While physical torture was never really a serious threat, both the process and its conclusion must have seemed to Galileo torture enough. The court convicted Galileo of the heresy of believing "that the sun is the center of the world and does not move from east to west and that the earth moves and is not the center of the world."34 Galileo was sentenced to "abjure, curse, and detest" his errors and heresies and to life imprisonment, which he served under house arrest in his villa outside Florence. In addition, the Dialogue was "prohibited by public edict."

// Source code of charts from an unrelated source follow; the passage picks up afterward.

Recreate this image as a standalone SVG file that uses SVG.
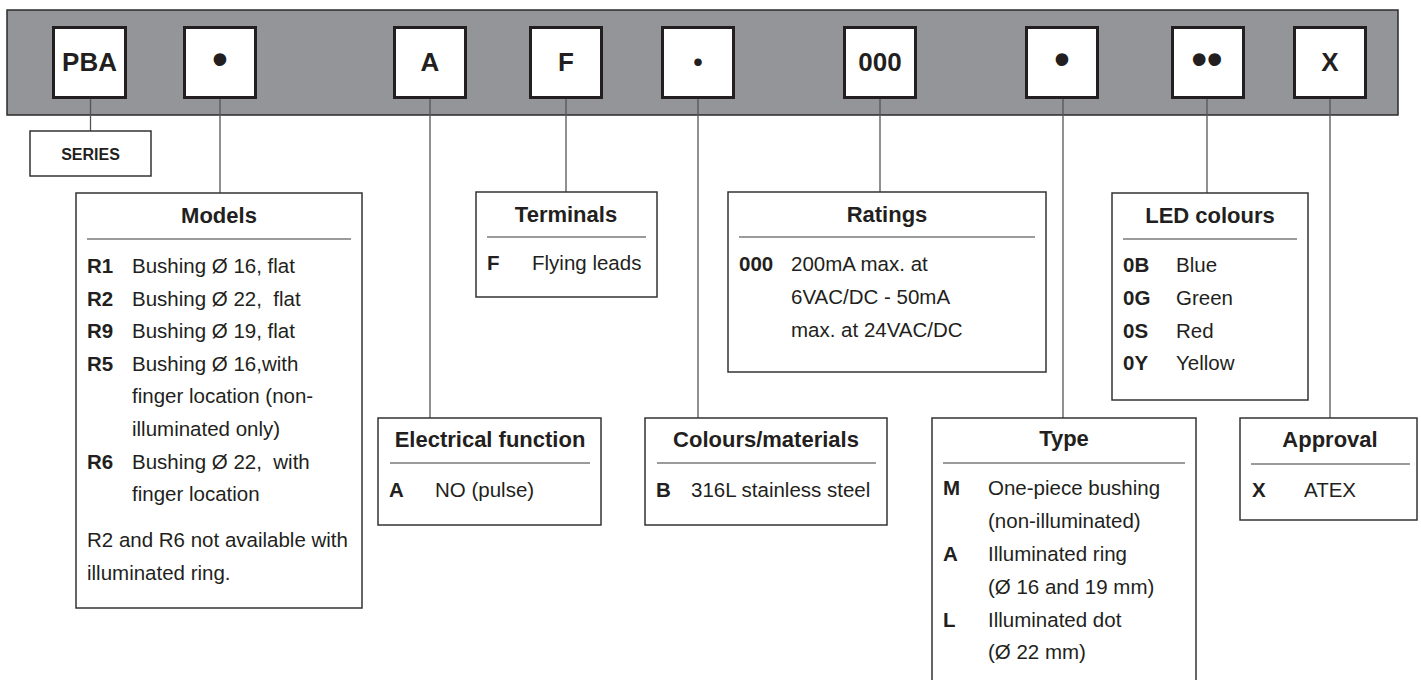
<svg xmlns="http://www.w3.org/2000/svg" width="1421" height="680" viewBox="0 0 1421 680">
<style>
.bar{fill:#939598;stroke:#2b2b2b;stroke-width:1.5}
.key{fill:#fff;stroke:#231f20;stroke-width:3}
.keyt{font-family:"Liberation Sans",Arial,sans-serif;font-weight:bold;font-size:26px;text-anchor:middle;fill:#231f20}
.dot{font-family:"Liberation Sans",Arial,sans-serif;font-weight:bold;font-size:44px;text-anchor:middle;fill:#231f20}
.mdot{font-family:Lato,"Liberation Sans",sans-serif;font-weight:bold;font-size:40px;text-anchor:middle;fill:#231f20}
.box{fill:#fff;stroke:#333;stroke-width:1.5}
.sep{stroke:#7a7a7a;stroke-width:1.5}
.title{font-family:"Liberation Sans",Arial,sans-serif;font-weight:bold;font-size:22px;text-anchor:middle;fill:#231f20}
.code{font-family:"Liberation Sans",Arial,sans-serif;font-weight:bold;font-size:20.5px;fill:#231f20}
.txt{font-family:"Liberation Sans",Arial,sans-serif;font-size:20.5px;fill:#231f20;white-space:pre}
.series{font-family:"Liberation Sans",Arial,sans-serif;font-weight:bold;font-size:16px;text-anchor:middle;fill:#231f20}
.conn line{stroke:#555;stroke-width:1.3}
</style>

<g id="bar">
<rect class="bar" x="7" y="10" width="1391" height="105"/>
</g>

<g id="connectors" class="conn">
<line x1="90.5" y1="99" x2="90.5" y2="131"/>
<line x1="220" y1="99" x2="220" y2="193"/>
<line x1="430" y1="99" x2="430" y2="418"/>
<line x1="566" y1="99" x2="566" y2="192"/>
<line x1="698" y1="99" x2="698" y2="418"/>
<line x1="880" y1="99" x2="880" y2="192"/>
<line x1="1063" y1="99" x2="1063" y2="418"/>
<line x1="1207" y1="99" x2="1207" y2="193"/>
<line x1="1330" y1="99" x2="1330" y2="418"/>
</g>

<g id="key-pba"><rect class="key" x="53.5" y="27.5" width="72" height="70"/><text class="keyt" x="89.5" y="70.5">PBA</text></g>
<g id="key-model"><rect class="key" x="184.5" y="27.5" width="71" height="70"/><text class="dot" x="220" y="74">•</text></g>
<g id="key-a"><rect class="key" x="394.5" y="27.5" width="71" height="70"/><text class="keyt" x="430" y="70.5">A</text></g>
<g id="key-f"><rect class="key" x="530.5" y="27.5" width="71" height="70"/><text class="keyt" x="566" y="70.5">F</text></g>
<g id="key-colour"><rect class="key" x="662.5" y="27.5" width="71" height="70"/><text class="mdot" x="698" y="74">·</text></g>
<g id="key-000"><rect class="key" x="844.5" y="27.5" width="71" height="70"/><text class="keyt" x="880" y="70.5">000</text></g>
<g id="key-type"><rect class="key" x="1026.5" y="27.5" width="71" height="70"/><text class="dot" x="1062" y="74">•</text></g>
<g id="key-led"><rect class="key" x="1172.5" y="27.5" width="71" height="70"/><text class="dot" x="1207" y="74">••</text></g>
<g id="key-x"><rect class="key" x="1294.5" y="27.5" width="71" height="70"/><text class="keyt" x="1330" y="70.5">X</text></g>

<g id="series">
<rect class="box" x="30" y="131" width="121" height="45"/>
<text class="series" x="90.5" y="159.5">SERIES</text>
</g>

<g id="models">
<rect class="box" x="76" y="193" width="286" height="415"/>
<text class="title" x="219" y="223">Models</text>
<line class="sep" x1="87" y1="239" x2="351" y2="239"/>
<text class="code" x="87" y="273">R1</text><text class="txt" x="132" y="273">Bushing Ø 16, flat</text>
<text class="code" x="87" y="305.5">R2</text><text class="txt" x="132" y="305.5">Bushing Ø 22,  flat</text>
<text class="code" x="87" y="338">R9</text><text class="txt" x="132" y="338">Bushing Ø 19, flat</text>
<text class="code" x="87" y="370.5">R5</text><text class="txt" x="132" y="370.5">Bushing Ø 16,with</text>
<text class="txt" x="132" y="403">finger location (non-</text>
<text class="txt" x="132" y="436">illuminated only)</text>
<text class="code" x="87" y="468.5">R6</text><text class="txt" x="132" y="468.5">Bushing Ø 22,  with</text>
<text class="txt" x="132" y="501">finger location</text>
<text class="txt" x="87" y="547">R2 and R6 not available with</text>
<text class="txt" x="87" y="580">illuminated ring.</text>
</g>

<g id="terminals">
<rect class="box" x="476" y="192" width="181" height="105"/>
<text class="title" x="566" y="222">Terminals</text>
<line class="sep" x1="487" y1="237" x2="646" y2="237"/>
<text class="code" x="487" y="270">F</text><text class="txt" x="532" y="270">Flying leads</text>
</g>

<g id="ratings">
<rect class="box" x="728" y="192" width="318" height="180"/>
<text class="title" x="887" y="222">Ratings</text>
<line class="sep" x1="739" y1="237" x2="1035" y2="237"/>
<text class="code" x="739" y="271">000</text>
<text class="txt" x="791" y="271">200mA max. at</text>
<text class="txt" x="791" y="304">6VAC/DC - 50mA</text>
<text class="txt" x="791" y="337">max. at 24VAC/DC</text>
</g>

<g id="led-colours">
<rect class="box" x="1112" y="193" width="196" height="207"/>
<text class="title" x="1210" y="223">LED colours</text>
<line class="sep" x1="1123" y1="239" x2="1297" y2="239"/>
<text class="code" x="1123" y="272">0B</text><text class="txt" x="1176" y="272">Blue</text>
<text class="code" x="1123" y="305">0G</text><text class="txt" x="1176" y="305">Green</text>
<text class="code" x="1123" y="338">0S</text><text class="txt" x="1176" y="338">Red</text>
<text class="code" x="1123" y="370">0Y</text><text class="txt" x="1176" y="370">Yellow</text>
</g>

<g id="electrical-function">
<rect class="box" x="378" y="418" width="223" height="107"/>
<text class="title" x="490" y="447">Electrical function</text>
<line class="sep" x1="390" y1="463" x2="590" y2="463"/>
<text class="code" x="389" y="497">A</text><text class="txt" x="435" y="497">NO (pulse)</text>
</g>

<g id="colours-materials">
<rect class="box" x="645" y="418" width="242" height="107"/>
<text class="title" x="766" y="447">Colours/materials</text>
<line class="sep" x1="657" y1="463" x2="876" y2="463"/>
<text class="code" x="656" y="497">B</text><text class="txt" x="691" y="497">316L stainless steel</text>
</g>

<g id="type">
<rect class="box" x="932" y="418" width="264" height="280"/>
<text class="title" x="1064" y="446">Type</text>
<line class="sep" x1="943" y1="463" x2="1185" y2="463"/>
<text class="code" x="943" y="495">M</text><text class="txt" x="988" y="495">One-piece bushing</text>
<text class="txt" x="988" y="528">(non-illuminated)</text>
<text class="code" x="943" y="561">A</text><text class="txt" x="988" y="561">Illuminated ring</text>
<text class="txt" x="988" y="594">(Ø 16 and 19 mm)</text>
<text class="code" x="943" y="627">L</text><text class="txt" x="988" y="627">Illuminated dot</text>
<text class="txt" x="988" y="659">(Ø 22 mm)</text>
</g>

<g id="approval">
<rect class="box" x="1240" y="418" width="177" height="102"/>
<text class="title" x="1330" y="447">Approval</text>
<line class="sep" x1="1251" y1="464" x2="1410" y2="464"/>
<text class="code" x="1252" y="497">X</text><text class="txt" x="1304" y="497">ATEX</text>
</g>
</svg>
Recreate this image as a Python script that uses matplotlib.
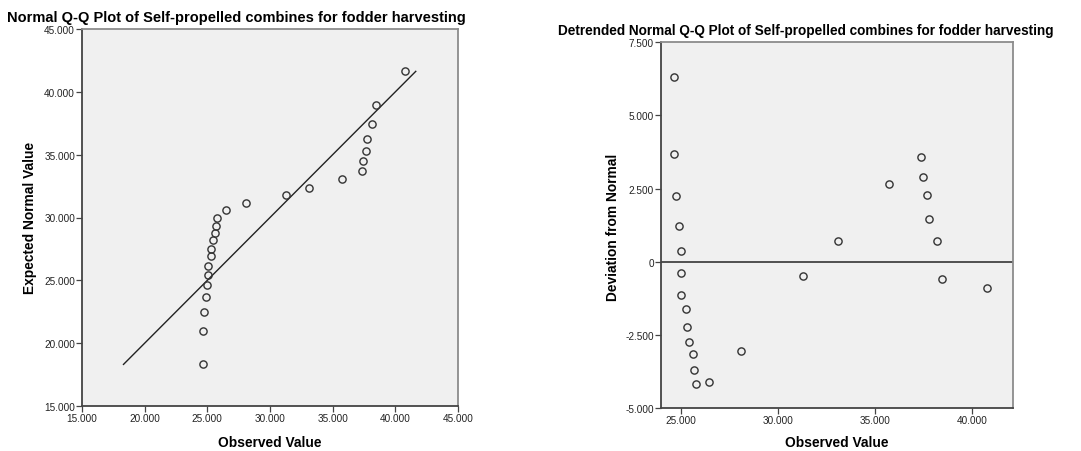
import matplotlib
matplotlib.use('Agg')
import matplotlib.pyplot as plt
import numpy as np

plt.rcParams['font.family'] = ['Liberation Sans', 'DejaVu Sans']

# values
observed = [24.66, 24.66, 24.77, 24.90, 24.99, 25.04, 25.04, 25.28, 25.31, 25.43,
            25.62, 25.70, 25.78, 26.47, 28.09, 31.30, 33.10, 35.74, 37.36, 37.44,
            37.65, 37.76, 38.16, 38.43, 40.75]
expected = [18.31, 20.96, 22.50, 23.66, 24.62, 25.44, 26.18, 26.90, 27.53, 28.17,
            28.78, 29.36, 29.97, 30.56, 31.16, 31.77, 32.38, 33.05, 33.74, 34.50,
            35.33, 36.28, 37.45, 38.98, 41.63]
deviation = [6.32, 3.68, 2.26, 1.23, 0.36, -0.40, -1.15, -1.62, -2.24, -2.76,
             -3.17, -3.69, -4.18, -4.10, -3.06, -0.49, 0.70, 2.67, 3.58, 2.91,
             2.29, 1.45, 0.70, -0.58, -0.90]

qq_ticks = [15, 20, 25, 30, 35, 40, 45]
det_xticks = [25, 30, 35, 40]
det_yticks = [-5, -2.5, 0, 2.5, 5, 7.5]

title_qq = 'Normal Q-Q Plot of Self-propelled combines for fodder harvesting'
title_det = 'Detrended Normal Q-Q Plot of Self-propelled combines for fodder harvesting'

W, H = 1081, 452
fig = plt.figure(figsize=(W / 100, H / 100), dpi=100)

bg = '#f0f0f0'


def fmt(v):
    if v == 0:
        return '0'
    return '%.3f' % v


def style_axes(ax):
    ax.set_facecolor(bg)
    for s in ['left', 'bottom']:
        ax.spines[s].set_color('#444444')
        ax.spines[s].set_linewidth(1.3)
    for s in ['top', 'right']:
        ax.spines[s].set_color('#8c8c8c')
        ax.spines[s].set_linewidth(1.3)
    ax.tick_params(direction='out', length=4, width=0.9, color='#444444',
                   labelsize=7.2, labelcolor='#222222', pad=1)
    ax.tick_params(top=False, right=False)


def px(x0, y0, x1, y1):
    # pixel box -> figure fraction
    return [x0 / W, 1 - y1 / H, (x1 - x0) / W, (y1 - y0) / H]


circ = dict(marker='o', linestyle='none', markersize=5.2, markerfacecolor='none',
            markeredgecolor='#333333', markeredgewidth=1.0)

# --- Normal Q-Q plot
ax1 = fig.add_axes(px(82, 30, 458, 407))
style_axes(ax1)
ax1.plot([min(expected), max(expected)], [min(expected), max(expected)],
         color='#222222', lw=1.0)
ax1.plot(observed, expected, **circ)
ax1.set_xlim(15, 45)
ax1.set_ylim(15, 45)
ax1.set_xticks(qq_ticks)
ax1.set_yticks(qq_ticks)
ax1.set_xticklabels([fmt(t) for t in qq_ticks])
ax1.set_yticklabels([fmt(t) for t in qq_ticks])

fig.text(236 / W, 1 - 18 / H, title_qq, ha='center', va='center',
         fontsize=10.5, fontweight='bold')
fig.text(30 / W, 1 - 218 / H, 'Expected Normal Value', rotation=90,
         ha='center', va='center', fontsize=9.9, fontweight='bold')
fig.text(270 / W, 1 - 443 / H, 'Observed Value', ha='center', va='center',
         fontsize=9.9, fontweight='bold')

# --- Detrended Normal Q-Q plot
ax2 = fig.add_axes(px(660.7, 43.3, 1012.7, 409))
style_axes(ax2)
ax2.axhline(0, color='#444444', lw=1.3)
ax2.plot(observed, deviation, **circ)
ax2.set_xlim(23.97, 42.08)
ax2.set_ylim(-5, 7.5)
ax2.set_xticks(det_xticks)
ax2.set_yticks(det_yticks)
ax2.set_xticklabels([fmt(t) for t in det_xticks])
ax2.set_yticklabels([fmt(t) for t in det_yticks])

fig.text(806 / W, 1 - 31 / H, title_det, ha='center', va='center',
         fontsize=9.85, fontweight='bold')
fig.text(613 / W, 1 - 227 / H, 'Deviation from Normal', rotation=90,
         ha='center', va='center', fontsize=9.9, fontweight='bold')
fig.text(837 / W, 1 - 443 / H, 'Observed Value', ha='center', va='center',
         fontsize=9.9, fontweight='bold')

fig.savefig('out.png', dpi=100, facecolor='white')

Although Galileo's condemnation was now complete, the church's would soon begin. The church had wielded raw power to quash the new physics. As the proverbial saying goes, it won the battle but was destined to lose the war. Despite the fact that Copernicus had broached the theory more than sixty years before, the church and society generally were not prepared for the new science. It wished that the new learning would go away, and it had the worldly power to make it go away. But the church could make it disappear only for a limited time. When it returned and prevailed, the church would lose more in credibility and prestige than it ever stood to gain by its appeal to faith and its condemnation of the unfaithful. There is a valuable lesson for all lawmakers in this tale.
The church's reaction to Galileo also represents a juncture of sorts in Western thinking. The need to divorce science and faith was becomingincreasingly apparent, though it would take over three hundred years for this doctrine to become firmly entrenched. As science began to tread on the domain previously controlled by priests and sorcerers, these "faiths" had only two choices. They could compete head to head with science or they could strategically withdraw to another plane from which they could make claims to knowledge separate from science. In the West, and especially in the United States, faith retreated to fight another day. The separation of church and state is one manifestation of this withdrawal.
In fact, one aspect of the Galileo affair anticipates a strategy that is central to the tactics employed by the faithful in the modern conflict between church and state. The church was grudgingly tolerant of the heliocentric theory so long as it was proffered merely as a hypothesis that offered advances in computational accuracy, rather than a description of reality. The church was willing to share the intellectual stage with science, so long as science understood who was the star. Today, of course, the church no longer has the star power it enjoyed in the sixteenth century. The modern church shares the lament of Norma Desmond in the movie Sunset Boulevard:
JOE GILLIS: You used to be in pictures. You used to be big.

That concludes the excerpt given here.